When I started the Full-Time MBA program at UC Davis Graduate School of Management, I didn’t come in with a clean background or a cookie-cutter path. 

I pursued an MBA to understand how the business world worked—so I could better appreciate both my strengths and my blind spots.

And I didn’t exactly do things by the book. During my Integrated Management Project (IMP), I made a controversial call as team lead: no recurring meetings. We met once a month with our advisor, but everything else ran asynchronously through documentation and project management tools.

The faculty were skeptical. But by the end of the term, we had glowing feedback—and a recommendation for our client that we were proud of.
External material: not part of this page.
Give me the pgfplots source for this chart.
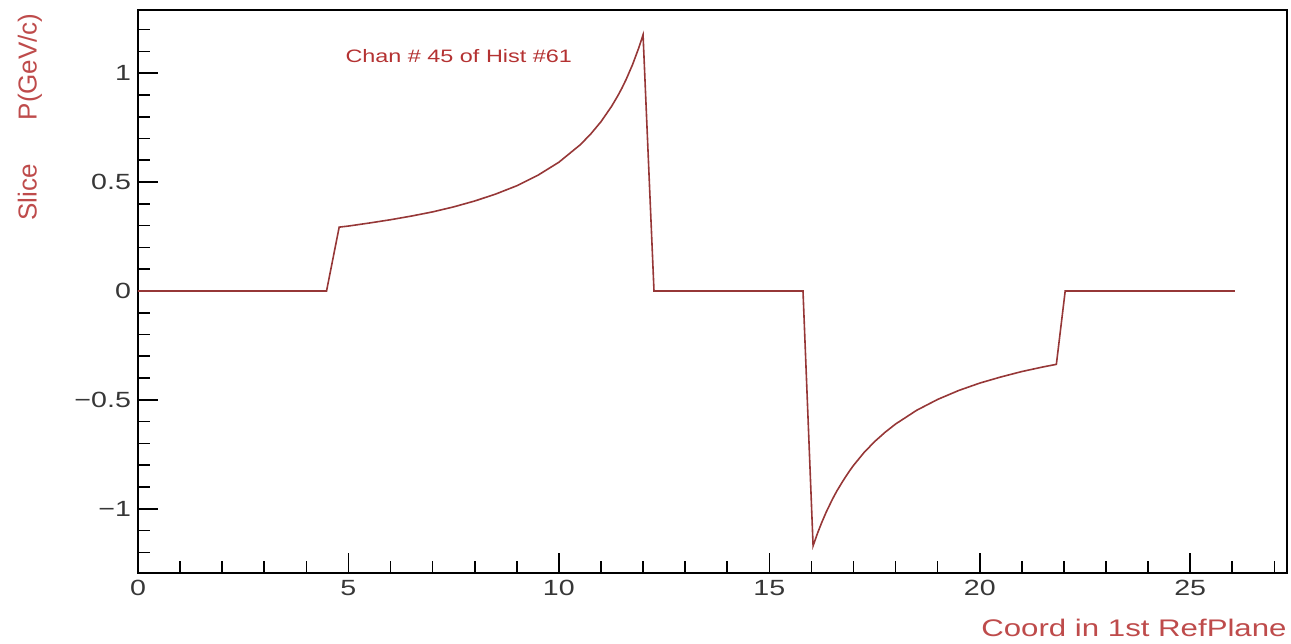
\documentclass[border=0pt]{standalone}
\usepackage{fontspec}
\usepackage{pgfplots}
\pgfplotsset{compat=1.18}
\setmainfont{Liberation Sans}
\newfontfamily\widefont[FakeStretch=1.3]{Liberation Sans}
\definecolor{curve}{RGB}{150,55,55}
\definecolor{lab}{RGB}{190,75,75}
\definecolor{ttl}{RGB}{180,50,50}
\definecolor{ticktext}{RGB}{55,55,55}
\begin{document}
\begin{tikzpicture}
\begin{axis}[
  scale only axis, width=574.5pt, height=281.5pt,
  xmin=0, xmax=27.3, ymin=-1.295, ymax=1.29,
  axis line style={line width=0.9pt},
  xtick={0,5,10,15,20,25},
  ytick={-1,-0.5,0,0.5,1},
  yticklabels={−1,−0.5,0,0.5,1},
  minor xtick={0,1,...,27},
  minor ytick={-1.2,-1.1,...,1.2},
  xtick pos=left, ytick pos=left,
  tick align=inside,
  major tick length=10pt, minor tick length=6pt,
  tick style={black, line width=0.8pt},
  ticklabel style={font=\widefont\fontsize{11}{13}\selectfont, text=ticktext},
  /pgf/number format/assume math mode=true,
  clip=false,
]
% momentum slice along the first reference plane
\addplot[color=curve, line width=0.8pt] coordinates {
  (0,0) (4.48,0) (4.78,0.293) (5.0,0.298) (5.5,0.312) (6.0,0.327)
  (6.5,0.344) (7.0,0.363) (7.5,0.386) (8.0,0.413) (8.5,0.445)
  (9.0,0.483) (9.5,0.531) (10.0,0.591) (10.5,0.670) (10.75,0.719)
  (11.0,0.777) (11.25,0.847) (11.4,0.896) (11.5,0.932) (11.6,0.972)
  (11.75,1.039) (11.9,1.117) (12.0,1.176)
  (12.26,0) (15.8,0)
  (16.04,-1.170) (16.15,-1.110) (16.25,-1.061) (16.35,-1.016)
  (16.5,-0.956) (16.6,-0.920) (16.75,-0.872) (16.9,-0.828)
  (17.0,-0.801) (17.25,-0.742) (17.5,-0.692) (17.75,-0.649) (18.0,-0.611)
  (18.5,-0.548) (19.0,-0.498) (19.5,-0.457) (20.0,-0.423)
  (20.5,-0.395) (21.0,-0.370) (21.5,-0.349) (21.82,-0.337)
  (22.03,0) (26.06,0)
};
\node[text=ttl, font=\widefont\fontsize{9}{11}\selectfont] at (axis cs:7.62,1.08) {Chan \# 45 of Hist \#61};
\node[rotate=90, anchor=east, text=lab, font=\fontsize{13}{15}\selectfont, inner sep=0pt]
  at ([shift={(-54pt,-1.5pt)}]rel axis cs:0,1) {Slice\hspace{22pt}P(GeV/c)};
\node[anchor=east, text=lab, font=\widefont\fontsize{12}{14}\selectfont, inner sep=0pt]
  at ([yshift=-27.5pt]rel axis cs:1,0) {Coord in 1st RefPlane};
\coordinate (ll) at (rel axis cs:0,0);
\coordinate (ur) at (rel axis cs:1,1);
\end{axis}
\pgfresetboundingbox
\path ([shift={(-69pt,-35pt)}]ll) rectangle ([shift={(2pt,5pt)}]ur);
\end{tikzpicture}
\end{document}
That lesson stuck with me. At Cosmoforge, we’ve built our operations around the same principle. We have a “No Meetings” default—both internally and with clients. It’s not always popular, but it forces purpose into every interaction. Our team is happier, our communication is cleaner and the results speak for themselves. In fact, we’ve tripled our first-year revenue goals.

For the Unconventionals

These days, I call myself a results-driven, purpose-first entrepreneur. That identity didn’t come from a single title or degree. It came from piecing together an unconventional path, and learning to trust my instincts—even when they go against the grain.

Your non-traditional path might be your biggest strength. Just take the time to understand your gaps, honor your skills and build with purpose. 

To anyone thinking about an MBA or building a business, remember that you don’t need to fit in—you just need to lean into what makes you different. The rest will follow.